Hall of Fame Class of 2006

Daniel D. Godfrey began his distinguished career in adult and continuing higher education as an assistant county agricultural agent with North Carolina State University. He earned a bachelor’s degree from North Carolina A&T State University, a master’s degree in adult education and rural sociology from North Carolina State University and while working and as a cooperative extension service specialist and as a Teacher Assistant within the Department of Rural Sociology, he earned a doctorate from Cornell University.

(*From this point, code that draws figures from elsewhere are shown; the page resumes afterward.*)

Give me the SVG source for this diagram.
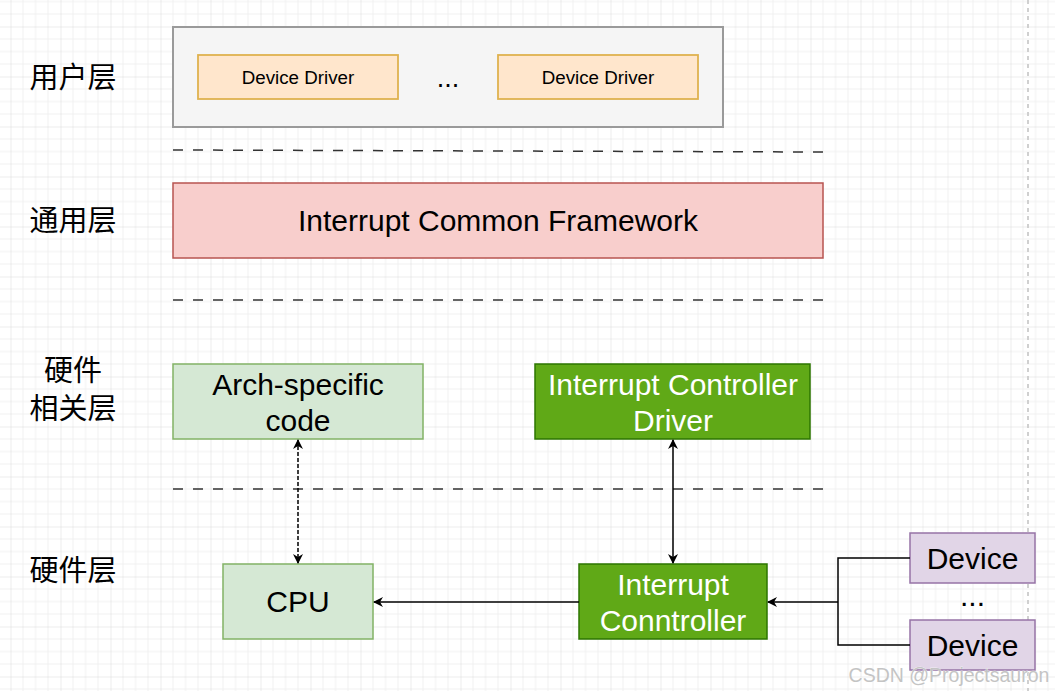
<svg xmlns="http://www.w3.org/2000/svg" width="1055" height="691" viewBox="0 0 1055 691">
<style>
text{font-family:"Liberation Sans",Arial,"Noto Sans CJK SC",sans-serif;text-anchor:middle;fill:#000}
.cjk{font-family:"Noto Sans CJK SC","Liberation Sans",sans-serif;font-size:29px}
.t30{font-size:30px}
.t19{font-size:18.75px}
.w{fill:#fff}
.sep{stroke:#333;stroke-width:1.5;stroke-dasharray:10 10;fill:none}
.ln{stroke:#000;stroke-width:1.5;fill:none}
.green{fill:#d5e8d4;stroke:#82b366;stroke-width:1.5}
.dark{fill:#60a917;stroke:#2d7600;stroke-width:1.5}
.dev{fill:#e1d5e7;stroke:#9673a6;stroke-width:1.5}
.dd{fill:#ffe6cc;stroke:#dfb24f;stroke-width:1.8}
</style>
<defs>
<pattern id="grid" patternUnits="userSpaceOnUse" x="10.5" y="26.5" width="50" height="50">
<path d="M12.5 0V50M25 0V50M37.5 0V50M0 12.5H50M0 25H50M0 37.5H50" stroke="#f0f0f0" stroke-width="1" fill="none"/>
<path d="M0 0V50M0 0H50" stroke="#dadada" stroke-width="1" fill="none"/>
</pattern>
<marker id="arr" viewBox="0 0 10 10" refX="9" refY="5" markerWidth="10" markerHeight="10" markerUnits="userSpaceOnUse" orient="auto-start-reverse">
<path d="M0 0L10 5L0 10L3 5Z" fill="#000"/>
</marker>
</defs>
<rect width="1055" height="691" fill="#fff"/>
<rect width="1055" height="691" fill="url(#grid)"/>
<line x1="1028" y1="0" x2="1028" y2="691" stroke="#d0d0d0" stroke-width="2" stroke-dasharray="4 4"/>

<g id="labels">
<text class="cjk" x="73" y="88">用户层</text>
<text class="cjk" x="73" y="231">通用层</text>
<text class="cjk" x="73" y="381">硬件</text>
<text class="cjk" x="73" y="419">相关层</text>
<text class="cjk" x="73" y="581">硬件层</text>
</g>

<g id="separators">
<line class="sep" x1="173" y1="150" x2="823" y2="152"/>
<line class="sep" x1="173" y1="300" x2="823" y2="300"/>
<line class="sep" x1="173" y1="489" x2="823" y2="489"/>
</g>

<g id="user-layer">
<rect x="173" y="27" width="550" height="100" fill="#f5f5f5" stroke="#9a9a9a" stroke-width="2"/>
</g>
<g id="device-driver-1">
<rect class="dd" x="198" y="55" width="200" height="44"/>
<text class="t19" x="298" y="83.5">Device Driver</text>
</g>
<g id="dd-dots"><text x="448" y="87" style="font-size:27px">...</text></g>
<g id="device-driver-2">
<rect class="dd" x="498" y="55" width="200" height="44"/>
<text class="t19" x="598" y="83.5">Device Driver</text>
</g>

<g id="framework">
<rect x="173" y="183" width="650" height="75" fill="#f8cecc" stroke="#b85450" stroke-width="1.5"/>
<text class="t30" x="498" y="231">Interrupt Common Framework</text>
</g>

<g id="arch-code">
<rect class="green" x="173" y="364" width="250" height="75"/>
<text class="t30" x="298" y="395">Arch-specific</text>
<text class="t30" x="298" y="431">code</text>
</g>

<g id="ic-driver">
<rect class="dark" x="535" y="364" width="275" height="75"/>
<text class="t30 w" x="673" y="395">Interrupt Controller</text>
<text class="t30 w" x="673" y="431">Driver</text>
</g>

<g id="cpu">
<rect class="green" x="223" y="564" width="150" height="75"/>
<text class="t30" x="298" y="612">CPU</text>
</g>

<g id="ic">
<rect class="dark" x="579" y="564" width="188" height="75"/>
<text class="t30 w" x="673" y="595">Interrupt</text>
<text class="t30 w" x="673" y="631">Conntroller</text>
</g>

<g id="device-1">
<rect class="dev" x="910" y="533" width="125" height="50"/>
<text class="t30" x="972.5" y="569">Device</text>
</g>
<g id="dev-dots"><text class="t30" x="972.5" y="606">...</text></g>
<g id="device-2">
<rect class="dev" x="910" y="620" width="125" height="50"/>
<text class="t30" x="972.5" y="656">Device</text>
</g>

<g id="connectors">
<line class="ln" x1="298" y1="440" x2="298" y2="563" stroke="#222" stroke-dasharray="4 2" stroke-width="2.4" marker-start="url(#arr)" marker-end="url(#arr)"/>
<line class="ln" x1="673" y1="440" x2="673" y2="563" stroke-width="2" marker-start="url(#arr)" marker-end="url(#arr)"/>
<line class="ln" x1="579" y1="602" x2="374" y2="602" stroke="#333" marker-end="url(#arr)"/>
<path class="ln" d="M910 558H838V645H910"/>
<line class="ln" x1="838" y1="602" x2="768" y2="602" marker-end="url(#arr)"/>
</g>

<g id="watermark">
<text x="949" y="682" style="font-size:19.5px;fill:#c4c4c4;stroke:#fff;stroke-width:0.5;paint-order:stroke">CSDN @Projectsauron</text>
</g>
</svg>
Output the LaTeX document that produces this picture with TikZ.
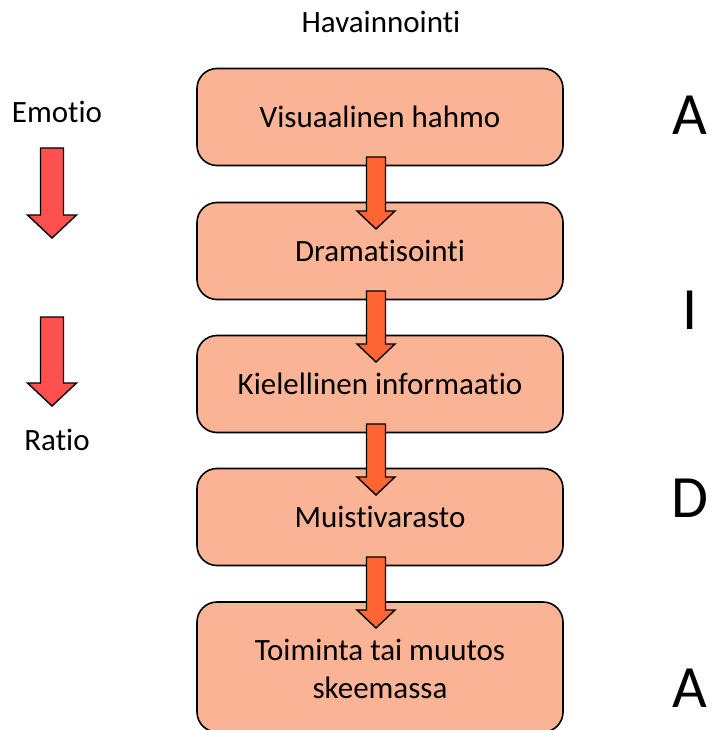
\documentclass[tikz,border=0pt]{standalone}
\usepackage{fontspec}
\setmainfont[Ligatures=NoCommon]{Carlito}
\usetikzlibrary{shapes.arrows}
\definecolor{boxfill}{HTML}{FBB396}
\definecolor{flowarrow}{HTML}{FF6633}
\definecolor{redarrow}{HTML}{FF5050}
\tikzset{
  stage/.style={draw=black, line width=1.6pt, fill=boxfill, rounded corners=20pt,
    minimum width=366pt, minimum height=97pt, inner sep=0pt, font=\fontsize{31}{38}\selectfont, align=center},
  lbl/.style={inner sep=0pt, font=\fontsize{31}{38}\selectfont},
  big/.style={inner sep=0pt, font=\fontsize{60}{60}\selectfont},
}
\newcommand{\blockarrow}[7]{% color, cx, top, headstart, tip, halfshaft, halfhead
  \draw[line width=1.4pt, fill=#1, line join=miter]
    (#2-#6,#3) -- (#2+#6,#3) -- (#2+#6,#4) -- (#2+#7,#4) -- (#2,#5)
    -- (#2-#7,#4) -- (#2-#6,#4) -- cycle;}
\begin{document}
\begin{tikzpicture}[x=1pt,y=-1pt]
\useasboundingbox (0,0) rectangle (712,730);
\begin{scope}
\clip (0,0) rectangle (712,730);
\node[stage] (b1) at (380,117) {Visuaalinen hahmo};
\node[stage] (b2) at (380,251) {Dramatisointi};
\node[stage] (b3) at (380,384) {Kielellinen informaatio};
\node[stage] (b4) at (380,517) {Muistivarasto};
\node[stage, minimum height=130pt] (b5) at (380,667) {};
\end{scope}
\node[lbl, align=center] (t5) at (380,669) {Toiminta tai muutos\\skeemassa};
\blockarrow{flowarrow}{376}{157}{211}{229}{9.5}{19}
\blockarrow{flowarrow}{376}{291}{344}{362}{9.5}{19}
\blockarrow{flowarrow}{376}{424}{477}{495}{9.5}{19}
\blockarrow{flowarrow}{376}{557}{610}{628}{9.5}{19}
\node[lbl] (hav) at (381,22) {Havainnointi};
\node[lbl] (emo) at (57,112) {Emotio};
\node[lbl] (rat) at (57,440) {Ratio};
\blockarrow{redarrow}{52}{148}{215}{238}{11.5}{24.5}
\blockarrow{redarrow}{52}{317}{383}{406}{11.5}{24.5}
\node[big] (a1) at (690,115) {A};
\node[big] (i1) at (690,310) {I};
\node[big] (d1) at (690,498) {D};
\node[big] (a2) at (690,688) {A};
\end{tikzpicture}
\end{document}
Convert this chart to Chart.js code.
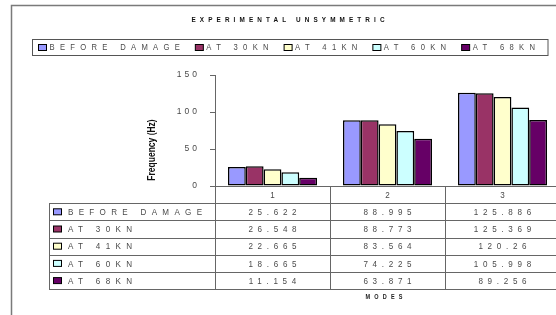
<!DOCTYPE html>
<html>
<head>
<meta charset="utf-8">
<script src="https://cdn.jsdelivr.net/npm/chart.js@4.4.1/dist/chart.umd.min.js"></script>
<style>
  html, body { margin: 0; padding: 0; background: #fff; overflow: hidden; }
  #wrap { width: 556px; height: 315px; overflow: hidden; position: relative; }
  canvas { display: block; }
</style>
</head>
<body>
<div id="wrap"><canvas id="c" width="575" height="315"></canvas></div>
<script>
// ---- data ----
const chartTitle = 'EXPERIMENTAL UNSYMMETRIC';
const xTitle = 'MODES';
const yTitle = 'Frequency (Hz)';
const categories = ['1', '2', '3'];
const seriesNames = ['BEFORE DAMAGE', 'AT 30KN', 'AT 41KN', 'AT 60KN', 'AT 68KN'];
const beforeDamage = [25.622, 88.995, 125.886];
const at30kN = [26.548, 88.773, 125.369];
const at41kN = [22.665, 83.564, 120.26];
const at60kN = [18.665, 74.225, 105.998];
const at68kN = [11.154, 63.871, 89.256];
const yTicks = [0, 50, 100, 150];
const seriesColors = ['#9999FF', '#993366', '#FFFFCC', '#CCFFFF', '#660066'];

const seriesValues = [beforeDamage, at30kN, at41kN, at60kN, at68kN];
const FONT = "'Liberation Sans', Arial, sans-serif";
const TEXT_GRAY = '#4a4a4a';
const LINE_GRAY = '#666666';
const CONDENSE = 0.85;

// draws text horizontally condensed with letter spacing; returns visible width
function spacedText(ctx, str, x, y, spacing, align) {
  ctx.save();
  ctx.letterSpacing = (spacing / CONDENSE) + 'px';
  const w = (ctx.measureText(str).width * CONDENSE) - spacing;
  let sx = x;
  if (align === 'center') sx = x - w / 2;
  else if (align === 'right') sx = x - w;
  ctx.textAlign = 'left';
  ctx.translate(sx, y);
  ctx.scale(CONDENSE, 1);
  ctx.fillText(str, 0, 0);
  ctx.restore();
  return w;
}

const decorPlugin = {
  id: 'decor',
  beforeDraw(chart) {
    chart.ctx.letterSpacing = '3px';
  },
  afterDraw(chart) {
    const ctx = chart.ctx;
    ctx.letterSpacing = '0px';
    const xs = chart.scales.x;
    const area = chart.chartArea;

    // outer frame
    ctx.save();
    ctx.strokeStyle = '#7a7a7a';
    ctx.lineWidth = 1.5;
    ctx.beginPath();
    ctx.moveTo(11.5, 315);
    ctx.lineTo(11.5, 5.5);
    ctx.lineTo(chart.width, 5.5);
    ctx.stroke();
    ctx.restore();

    // title
    ctx.save();
    ctx.fillStyle = '#111';
    ctx.font = 'bold 7.5px ' + FONT;
    ctx.textBaseline = 'middle';
    spacedText(ctx, chartTitle, 288, 20, 4.1, 'center');
    ctx.restore();

    // legend
    ctx.save();
    ctx.strokeStyle = '#555';
    ctx.lineWidth = 1;
    ctx.strokeRect(32.5, 39.5, 515.5, 16);
    ctx.font = '9px ' + FONT;
    ctx.textBaseline = 'middle';
    let lx = 38;
    seriesNames.forEach((name, i) => {
      ctx.fillStyle = seriesColors[i];
      ctx.fillRect(lx + 0.5, 44.5, 8, 6);
      ctx.strokeStyle = '#000';
      ctx.strokeRect(lx + 0.5, 44.5, 8, 6);
      ctx.fillStyle = TEXT_GRAY;
      const w = spacedText(ctx, name, lx + 11.5, 48, 5.3, 'left');
      lx = lx + 11.5 + w + 15;
    });
    ctx.restore();

    // y axis title
    ctx.save();
    ctx.fillStyle = '#111';
    ctx.font = 'bold 10px ' + FONT;
    ctx.textAlign = 'center';
    ctx.textBaseline = 'middle';
    ctx.translate(152, 150);
    ctx.rotate(-Math.PI / 2);
    ctx.scale(CONDENSE, 1);
    ctx.fillText(yTitle, 0, 0);
    ctx.restore();

    // data table
    const catW = (xs.right - xs.left) / categories.length;
    const tableLeft = 49;
    const headTop = area.bottom;
    const rowH = 17.2;
    const rowsTop = headTop + rowH;
    const tableBottom = rowsTop + rowH * seriesNames.length;
    ctx.save();
    ctx.strokeStyle = LINE_GRAY;
    ctx.lineWidth = 1;
    ctx.beginPath();
    ctx.moveTo(xs.left, Math.round(headTop) + 0.5);
    ctx.lineTo(chart.width, Math.round(headTop) + 0.5);
    for (let r = 0; r <= seriesNames.length; r++) {
      const y = Math.round(rowsTop + r * rowH) + 0.5;
      ctx.moveTo(tableLeft, y);
      ctx.lineTo(chart.width, y);
    }
    ctx.moveTo(tableLeft + 0.5, Math.round(rowsTop) + 0.5);
    ctx.lineTo(tableLeft + 0.5, Math.round(tableBottom) + 0.5);
    for (let c = 0; c <= categories.length; c++) {
      const x = Math.round(xs.getPixelForValue(c) - catW / 2) + 0.5;
      ctx.moveTo(x, Math.round(headTop) + 0.5);
      ctx.lineTo(x, Math.round(tableBottom) + 0.5);
    }
    ctx.stroke();

    ctx.textBaseline = 'middle';
    ctx.font = '9.5px ' + FONT;
    ctx.fillStyle = TEXT_GRAY;
    categories.forEach((cat, c) => {
      spacedText(ctx, cat, xs.getPixelForValue(c), headTop + rowH / 2 + 0.5, 4, 'center');
    });
    seriesNames.forEach((name, r) => {
      const yc = rowsTop + r * rowH + rowH / 2 + 0.5;
      ctx.fillStyle = seriesColors[r];
      ctx.fillRect(53.5, yc - 3.5, 8, 6);
      ctx.strokeStyle = '#000';
      ctx.strokeRect(53.5, yc - 3.5, 8, 6);
      ctx.fillStyle = TEXT_GRAY;
      spacedText(ctx, name, 68, yc, 5.3, 'left');
      seriesValues[r].forEach((v, c) => {
        spacedText(ctx, String(v), xs.getPixelForValue(c), yc, 4.7, 'center');
      });
    });

    // x title
    ctx.fillStyle = '#222';
    ctx.font = 'bold 6.5px ' + FONT;
    spacedText(ctx, xTitle, 384, 297, 4.2, 'center');
    ctx.restore();
  }
};

new Chart(document.getElementById('c'), {
  type: 'bar',
  data: {
    labels: categories,
    datasets: seriesNames.map((name, i) => ({
      label: name,
      data: seriesValues[i],
      backgroundColor: seriesColors[i],
      borderColor: '#000000',
      borderWidth: 1.5,
      borderSkipped: false,
      categoryPercentage: 0.774,
      barPercentage: 1.0
    }))
  },
  options: {
    responsive: false,
    animation: false,
    devicePixelRatio: 1,
    layout: { padding: { left: 0, right: 15, top: 75, bottom: 129 } },
    plugins: {
      legend: { display: false },
      title: { display: false },
      tooltip: { enabled: false }
    },
    scales: {
      x: {
        display: false,
        offset: true
      },
      y: {
        min: 0,
        max: 150,
        afterFit(scale) { scale.width = 215; },
        afterBuildTicks(scale) { scale.ticks = yTicks.map(v => ({ value: v })); },
        grid: { drawOnChartArea: false, drawTicks: true, tickLength: 5, color: LINE_GRAY },
        border: { display: true, color: LINE_GRAY, width: 1 },
        ticks: {
          padding: 10,
          color: TEXT_GRAY,
          font: { family: FONT, size: 8.5 }
        }
      }
    }
  },
  plugins: [decorPlugin]
});
</script>
</body>
</html>
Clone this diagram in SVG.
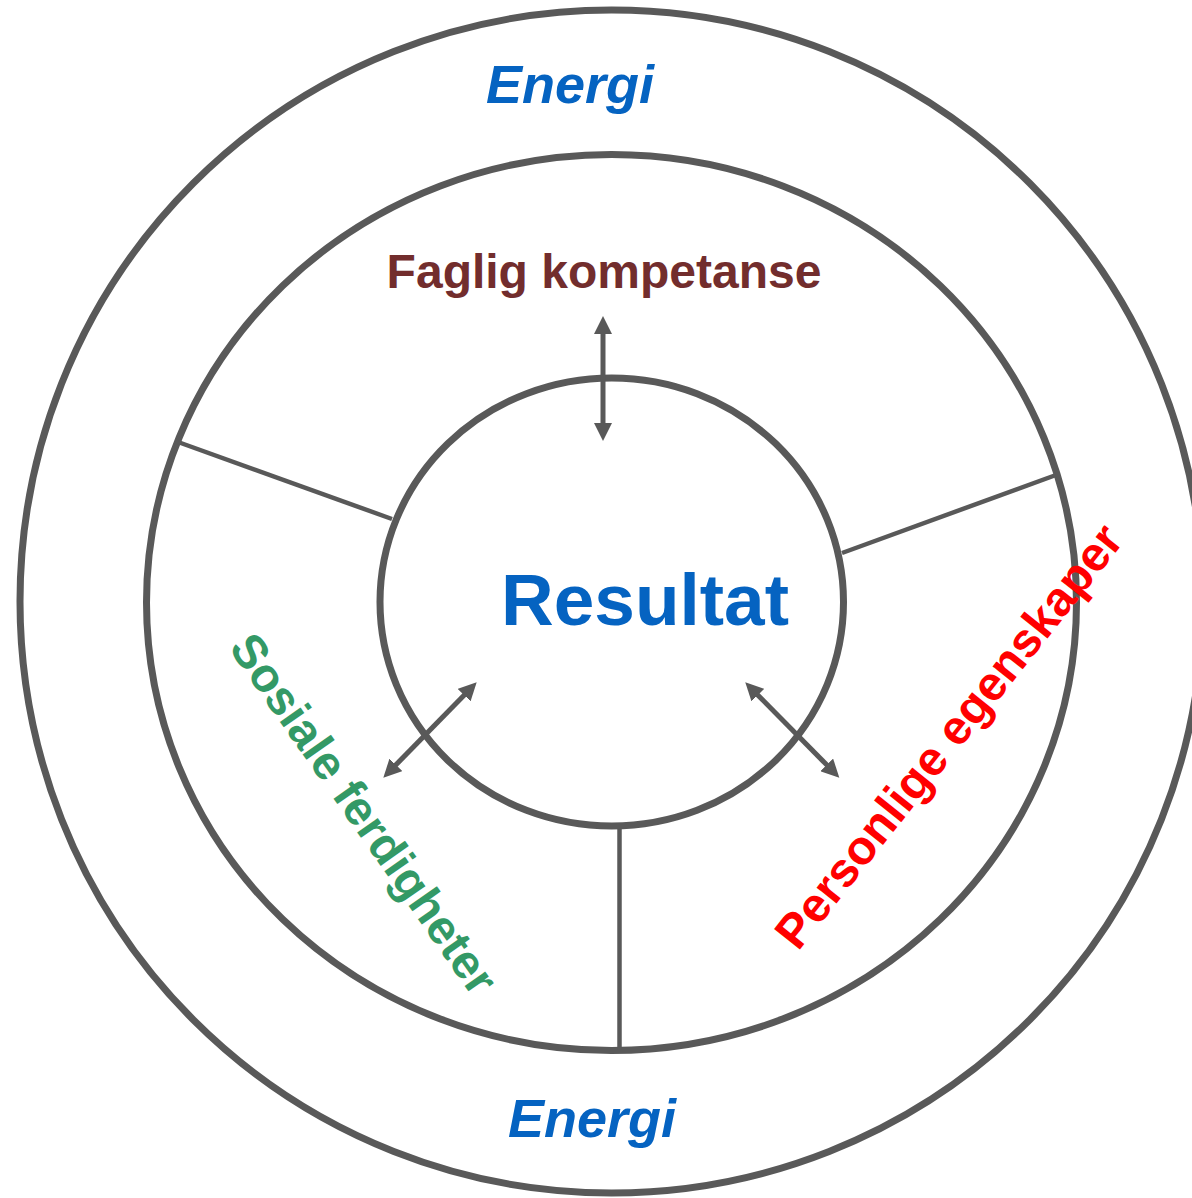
<svg xmlns="http://www.w3.org/2000/svg" width="1192" height="1198" viewBox="0 0 1192 1198">
  <style>
    .ring { fill: none; stroke: #595959; stroke-width: 7; }
    .div { stroke: #595959; stroke-width: 4.5; fill: none; }
    .arr { stroke: #595959; stroke-width: 5; fill: none; marker-start: url(#ah); marker-end: url(#ah); }
    text { font-family: "Liberation Sans", Arial, sans-serif; font-weight: bold; }
    .energi { fill: #0563C1; font-style: italic; font-size: 54px; text-anchor: middle; }
  </style>
  <defs>
    <marker id="ah" markerUnits="userSpaceOnUse" markerWidth="18" markerHeight="18" refX="1" refY="9" orient="auto-start-reverse" viewBox="0 0 18 18">
      <path d="M0,0 L18,9 L0,18 z" fill="#595959"/>
    </marker>
  </defs>
  <rect width="1192" height="1198" fill="#ffffff"/>

  <g id="outer-ring">
    <circle class="ring" cx="611.5" cy="601.5" r="591.5"/>
    <text class="energi" x="570" y="103">Energi</text>
    <text class="energi" x="592" y="1137">Energi</text>
  </g>

  <g id="middle-ring">
    <ellipse class="ring" cx="611.5" cy="602.5" rx="465" ry="448"/>
  </g>

  <g id="dividers">
    <line class="div" x1="178" y1="442" x2="392" y2="519"/>
    <line class="div" x1="842" y1="553" x2="1056" y2="475"/>
    <line class="div" x1="619.5" y1="828" x2="619.5" y2="1050"/>
  </g>

  <g id="faglig-kompetanse">
    <text x="604" y="288" font-size="48" fill="#722D2D" text-anchor="middle">Faglig kompetanse</text>
  </g>

  <g id="sosiale-ferdigheter">
    <text x="0" y="0" font-size="47.5" fill="#339966" transform="translate(228,648) rotate(55)">Sosiale ferdigheter</text>
  </g>

  <g id="personlige-egenskaper">
    <text x="0" y="0" font-size="48" fill="#FF0000" transform="translate(798,952) rotate(-51.5)">Personlige egenskaper</text>
  </g>

  <g id="resultat">
    <ellipse class="ring" cx="611.75" cy="602" rx="231.75" ry="224"/>
    <text x="645" y="625" font-size="73" fill="#0563C1" text-anchor="middle">Resultat</text>
  </g>

  <g id="connectors">
    <line class="arr" x1="603" y1="333" x2="603" y2="424"/>
    <line class="arr" x1="395.2" y1="765.6" x2="464.8" y2="694.4"/>
    <line class="arr" x1="757.2" y1="694.4" x2="827.4" y2="765.6"/>
  </g>
</svg>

Godfrey has several firsts in his career including being the first North Carolina extension administrator to have federal authority to coordinate and manage funds for CES across the state. He was employed as the first minority associate program director with the W. K. Kellogg Foundation where he had responsibility for coordinating management of 20 foundation-funded projects throughout the U.S. In addition, Godfrey was the first minority to serve as vice chair of the board of the division of agriculture for the National Association of State University and Land Grant Colleges. He led the drive for a $505 million budget allocation for the nationwide extension system in 1993. He also was the first 1890 dean and extension administrator to receive the American Distance Education Consortium Irving Award, the highest leadership honor bestowed by the organization. 

Adult women needing formal and non-formal education and migrant workers in New York have benefited from Godfrey’s leadership. He has secured programming and financing for work force development programs to serve people in the rust belt and Appalachian region, brought better adult education and extension programs to multiple audiences, and has worked to improve school systems and establish museums.

He pioneered research and development required for institutions to have mobile units to deliver adult education programs using technology. North Carolina A&T State University recently honored him by naming their multi-purpose complex within Coltrane Hall, its campus-based adult education and extension facility, after him. 

Internationally, Godfrey has served as a consultant to Niger, the University of Fort Hare in South Africa, and Uganda as well as assisted in the preparations for President Clinton’s 1998 visit to five African countries. While employed at the Kellogg Foundation, he visited the University of Zamorano in Honduras, as a consultant and staff assistant.  

His single greatest contribution to the field of adult and continuing education is his highly visible life dedicated entirely to improving the life conditions of so many people, including disadvantaged and rural African Americans. Godfrey’s human and institutional networks, combined with his deep understanding of what was needed in the wake of Hurricane Katrina, quickly mobilized efforts from ADEC to meet the needs of storm victims.